Lorsque ce président de la république remplace le juge d’instruction sikati II Kamwo après avoir signé l’ordonnance de mise en liberté provisoire d’Amougou Belinga, à supposer même que ce soit vrai, ce remplacement traduit la désapprobation de celui-ci à cette mise en liberté provisoire et, conformément à l’article 227 du Code de procédure pénale, cette décision pouvait être rapportée d’office par le juge d’instruction qui a remplacé sikati II Kamwo, et ce serait parfaitement légal. Maintenant, si la forme n’a pas été respectée, encore que la loi ne dit pas sous quelle forme le juge Pierrot narcisse nzié devait rapporter cette décision, il appartenait aux avocats des accusés de se pourvoir contre ce rapport. si la loi ne l’a pas prévu, alors il n’y a rien à faire. Amougou Belinga a été libéré suite à une décision du juge d’instruction, une autre décision du juge d’instruction a rapporté cette décision de libération. C’est fini. Quel serait le problème ? L’article 1er du Code pénal dispose que la loi pénale s’impose à tous. L’article 224 alinéa 2 du Code de procédure pénale dispose que les personnes poursuivies pour crimes passibles de l’emprisonnement à vie ou de la peine de mort ne peuvent pas bénéficier de la mise en liberté moyennant une caution. L’article 227 du Code de procédure pénale dispose que la décision de mise en liberté sous caution peut être rapportée par la juridiction saisie soit d’office, soit à la requête du ministère public, ou de la partie civile.

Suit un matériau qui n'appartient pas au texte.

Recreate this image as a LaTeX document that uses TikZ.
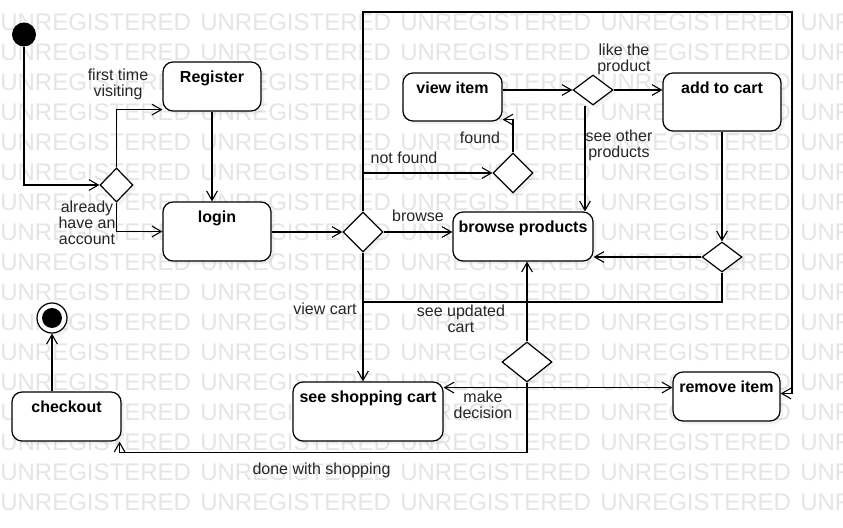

Et la loi prévoit des indemnisations en raison d’une détention provisoire ou d’une garde à vue abusive. si le Zomloa des Zomloa estime qu’il est abusivement détenu, qu’il se prépare à demander des dommages et intérêts le moment venu. Le reste sur la libération sous caution est destiné à amuser la galerie. sauf décision du juge en violation de l’article 224 alinéa 2 du code de procédure pénale. Ce n’est pas un commentaire tendancieux. Les Camerounais doivent être informés des dispositions légales.